"""

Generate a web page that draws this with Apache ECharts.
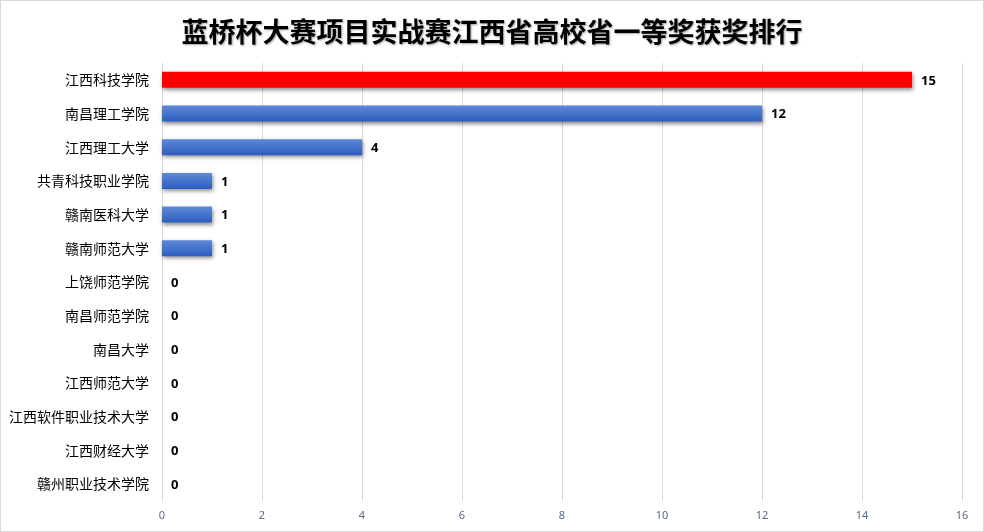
<!DOCTYPE html>
<html>
<head>
<meta charset="utf-8">
<script src="https://cdn.jsdelivr.net/npm/echarts@6/dist/echarts.min.js"></script>
<style>
html,body{margin:0;padding:0;background:#fff;}
#main{width:982px;height:530px;border:1px solid #d9d9d9;}
</style>
</head>
<body>
<div id="main"></div>
<script>
const titleText = '蓝桥杯大赛项目实战赛江西省高校省一等奖获奖排行';
const categories = ['江西科技学院','南昌理工学院','江西理工大学','共青科技职业学院','赣南医科大学','赣南师范大学','上饶师范学院','南昌师范学院','南昌大学','江西师范大学','江西软件职业技术大学','江西财经大学','赣州职业技术学院'];
const values = [15,12,4,1,1,1,0,0,0,0,0,0,0];
const highlightIndex = 0;

const chart = echarts.init(document.getElementById('main'));
const blueGrad = new echarts.graphic.LinearGradient(0,0,0,1,[
  {offset:0,color:'#5E8AD8'},
  {offset:1,color:'#2E5DBE'}
]);
chart.setOption({
  animation:false,
  title:{
    text:titleText,
    left:'center',
    top:12,
    textStyle:{
      fontFamily:'Noto Sans CJK SC',
      fontSize:27,
      fontWeight:'bold',
      color:'#000',
      textShadowColor:'rgba(0,0,0,0.35)',
      textShadowBlur:2,
      textShadowOffsetX:1,
      textShadowOffsetY:1
    }
  },
  grid:{left:161,right:21,top:62,bottom:30,containLabel:false},
  xAxis:{
    type:'value',
    min:0,max:16,interval:2,
    axisLine:{show:false},
    axisTick:{show:false},
    splitLine:{lineStyle:{color:'#d9d9d9',width:1}},
    axisLabel:{color:'#5a6a8a',fontSize:11,fontFamily:'Noto Sans',margin:9}
  },
  yAxis:{
    type:'category',
    inverse:true,
    data:categories,
    axisLine:{show:true,lineStyle:{color:'#d9d9d9'}},
    axisTick:{show:false},
    axisLabel:{color:'#000',fontSize:14,fontFamily:'Noto Sans CJK SC',margin:13}
  },
  series:[{
    type:'bar',
    data:values.map((v,i)=>({
      value:v,
      itemStyle:{color: i===highlightIndex ? '#FF0000' : blueGrad}
    })),
    barWidth:16,
    itemStyle:{
      shadowColor:'rgba(0,0,0,0.45)',
      shadowBlur:4,
      shadowOffsetX:1,
      shadowOffsetY:2
    },
    label:{
      show:true,
      position:'right',
      distance:9,
      offset:[0,1],
      color:'#000',
      fontWeight:'bold',
      fontSize:13,
      fontFamily:'Noto Sans'
    }
  }]
});
</script>
</body>
</html>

"""

__Exercise requirements__
Repeat the material above verbatim, with no pictures in the output.

__Correct output__
Generate a web page that draws this with Apache ECharts.
<!DOCTYPE html>
<html>
<head>
<meta charset="utf-8">
<script src="https://cdn.jsdelivr.net/npm/echarts@6/dist/echarts.min.js"></script>
<style>
html,body{margin:0;padding:0;background:#fff;}
#main{width:982px;height:530px;border:1px solid #d9d9d9;}
</style>
</head>
<body>
<div id="main"></div>
<script>
const titleText = '蓝桥杯大赛项目实战赛江西省高校省一等奖获奖排行';
const categories = ['江西科技学院','南昌理工学院','江西理工大学','共青科技职业学院','赣南医科大学','赣南师范大学','上饶师范学院','南昌师范学院','南昌大学','江西师范大学','江西软件职业技术大学','江西财经大学','赣州职业技术学院'];
const values = [15,12,4,1,1,1,0,0,0,0,0,0,0];
const highlightIndex = 0;

const chart = echarts.init(document.getElementById('main'));
const blueGrad = new echarts.graphic.LinearGradient(0,0,0,1,[
  {offset:0,color:'#5E8AD8'},
  {offset:1,color:'#2E5DBE'}
]);
chart.setOption({
  animation:false,
  title:{
    text:titleText,
    left:'center',
    top:12,
    textStyle:{
      fontFamily:'Noto Sans CJK SC',
      fontSize:27,
      fontWeight:'bold',
      color:'#000',
      textShadowColor:'rgba(0,0,0,0.35)',
      textShadowBlur:2,
      textShadowOffsetX:1,
      textShadowOffsetY:1
    }
  },
  grid:{left:161,right:21,top:62,bottom:30,containLabel:false},
  xAxis:{
    type:'value',
    min:0,max:16,interval:2,
    axisLine:{show:false},
    axisTick:{show:false},
    splitLine:{lineStyle:{color:'#d9d9d9',width:1}},
    axisLabel:{color:'#5a6a8a',fontSize:11,fontFamily:'Noto Sans',margin:9}
  },
  yAxis:{
    type:'category',
    inverse:true,
    data:categories,
    axisLine:{show:true,lineStyle:{color:'#d9d9d9'}},
    axisTick:{show:false},
    axisLabel:{color:'#000',fontSize:14,fontFamily:'Noto Sans CJK SC',margin:13}
  },
  series:[{
    type:'bar',
    data:values.map((v,i)=>({
      value:v,
      itemStyle:{color: i===highlightIndex ? '#FF0000' : blueGrad}
    })),
    barWidth:16,
    itemStyle:{
      shadowColor:'rgba(0,0,0,0.45)',
      shadowBlur:4,
      shadowOffsetX:1,
      shadowOffsetY:2
    },
    label:{
      show:true,
      position:'right',
      distance:9,
      offset:[0,1],
      color:'#000',
      fontWeight:'bold',
      fontSize:13,
      fontFamily:'Noto Sans'
    }
  }]
});
</script>
</body>
</html>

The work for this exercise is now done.